SOURCE MATERIAL —
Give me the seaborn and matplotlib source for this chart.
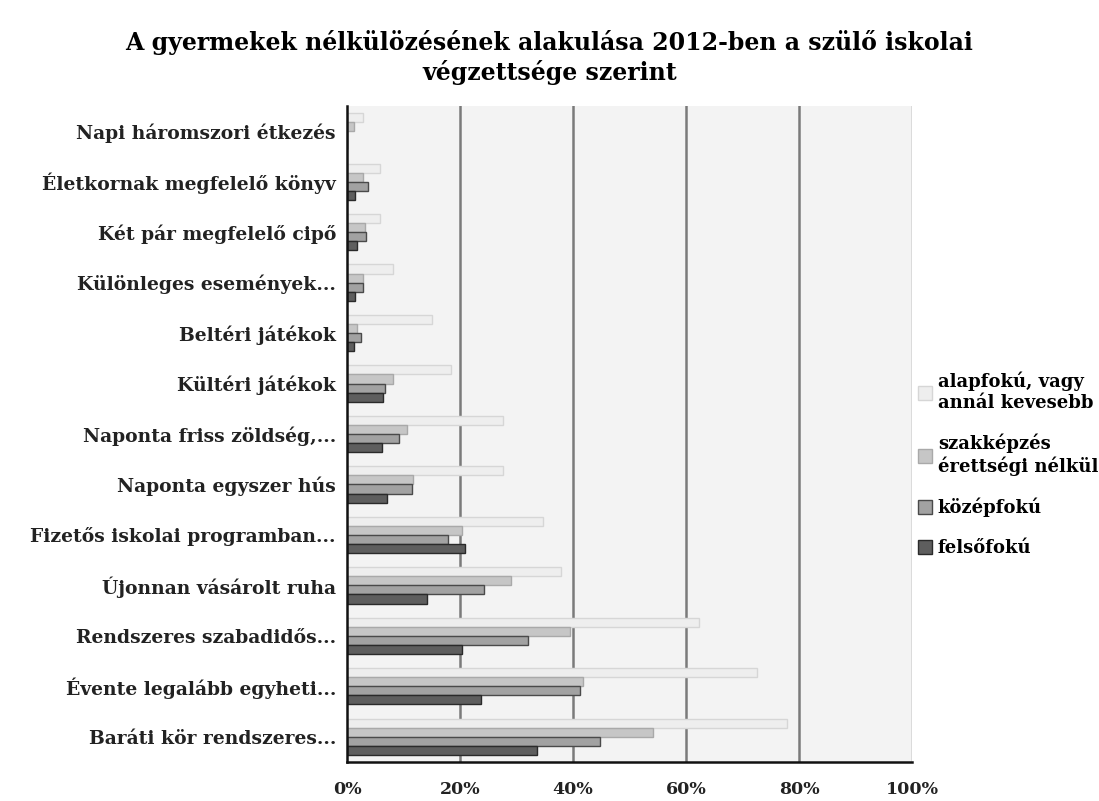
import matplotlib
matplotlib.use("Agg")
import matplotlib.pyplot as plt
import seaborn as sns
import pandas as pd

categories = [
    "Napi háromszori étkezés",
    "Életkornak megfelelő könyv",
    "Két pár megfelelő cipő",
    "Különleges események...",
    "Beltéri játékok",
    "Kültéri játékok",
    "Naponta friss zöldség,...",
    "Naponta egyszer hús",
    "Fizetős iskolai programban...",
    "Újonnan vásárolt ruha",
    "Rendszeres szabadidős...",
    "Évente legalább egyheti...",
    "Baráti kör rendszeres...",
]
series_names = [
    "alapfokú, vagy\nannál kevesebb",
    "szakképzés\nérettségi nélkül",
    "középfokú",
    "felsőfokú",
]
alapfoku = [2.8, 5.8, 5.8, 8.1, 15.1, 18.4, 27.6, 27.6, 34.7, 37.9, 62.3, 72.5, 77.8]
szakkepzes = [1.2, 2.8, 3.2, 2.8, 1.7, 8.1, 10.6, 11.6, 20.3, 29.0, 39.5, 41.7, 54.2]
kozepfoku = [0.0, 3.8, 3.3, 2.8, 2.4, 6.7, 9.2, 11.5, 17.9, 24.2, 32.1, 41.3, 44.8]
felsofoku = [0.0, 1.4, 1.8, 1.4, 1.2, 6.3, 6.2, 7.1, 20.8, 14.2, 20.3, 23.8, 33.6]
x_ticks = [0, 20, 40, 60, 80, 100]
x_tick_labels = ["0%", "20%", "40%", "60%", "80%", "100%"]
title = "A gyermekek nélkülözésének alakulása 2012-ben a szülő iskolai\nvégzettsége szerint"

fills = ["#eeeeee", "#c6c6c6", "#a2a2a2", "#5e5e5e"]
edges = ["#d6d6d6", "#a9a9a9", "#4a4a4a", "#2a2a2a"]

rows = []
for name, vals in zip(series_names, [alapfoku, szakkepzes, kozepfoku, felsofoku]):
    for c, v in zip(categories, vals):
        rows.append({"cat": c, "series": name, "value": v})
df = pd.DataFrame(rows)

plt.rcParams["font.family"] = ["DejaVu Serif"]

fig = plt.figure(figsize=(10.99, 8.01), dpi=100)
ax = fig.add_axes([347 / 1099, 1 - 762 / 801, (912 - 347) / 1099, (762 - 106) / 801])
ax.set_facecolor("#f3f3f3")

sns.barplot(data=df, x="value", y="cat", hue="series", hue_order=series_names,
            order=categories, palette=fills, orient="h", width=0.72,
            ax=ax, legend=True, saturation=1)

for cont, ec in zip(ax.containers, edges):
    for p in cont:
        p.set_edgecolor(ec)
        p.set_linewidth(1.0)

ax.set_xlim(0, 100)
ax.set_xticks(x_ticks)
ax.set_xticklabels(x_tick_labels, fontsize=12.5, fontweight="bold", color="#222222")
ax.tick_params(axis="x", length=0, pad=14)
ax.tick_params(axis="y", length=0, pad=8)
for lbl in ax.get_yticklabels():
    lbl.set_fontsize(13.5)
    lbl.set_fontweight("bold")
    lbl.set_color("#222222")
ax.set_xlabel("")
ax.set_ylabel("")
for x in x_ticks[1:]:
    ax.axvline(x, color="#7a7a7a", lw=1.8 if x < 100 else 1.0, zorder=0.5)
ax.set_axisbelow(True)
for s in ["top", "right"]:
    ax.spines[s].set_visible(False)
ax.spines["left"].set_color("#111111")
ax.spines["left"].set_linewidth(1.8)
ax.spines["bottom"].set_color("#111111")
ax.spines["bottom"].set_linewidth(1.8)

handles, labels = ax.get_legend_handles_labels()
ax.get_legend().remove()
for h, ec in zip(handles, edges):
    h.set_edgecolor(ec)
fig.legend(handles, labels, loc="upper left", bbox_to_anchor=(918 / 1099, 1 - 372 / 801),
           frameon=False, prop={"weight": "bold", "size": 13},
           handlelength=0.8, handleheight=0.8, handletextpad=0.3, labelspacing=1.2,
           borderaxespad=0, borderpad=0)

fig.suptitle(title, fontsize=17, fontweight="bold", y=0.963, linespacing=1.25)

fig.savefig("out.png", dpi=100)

EXERCISE AIM —
Which lines of the data include "seaborn"? Copy each of them.

PROBLEM SOLUTION —
Give me the seaborn and matplotlib source for this chart.
import seaborn as sns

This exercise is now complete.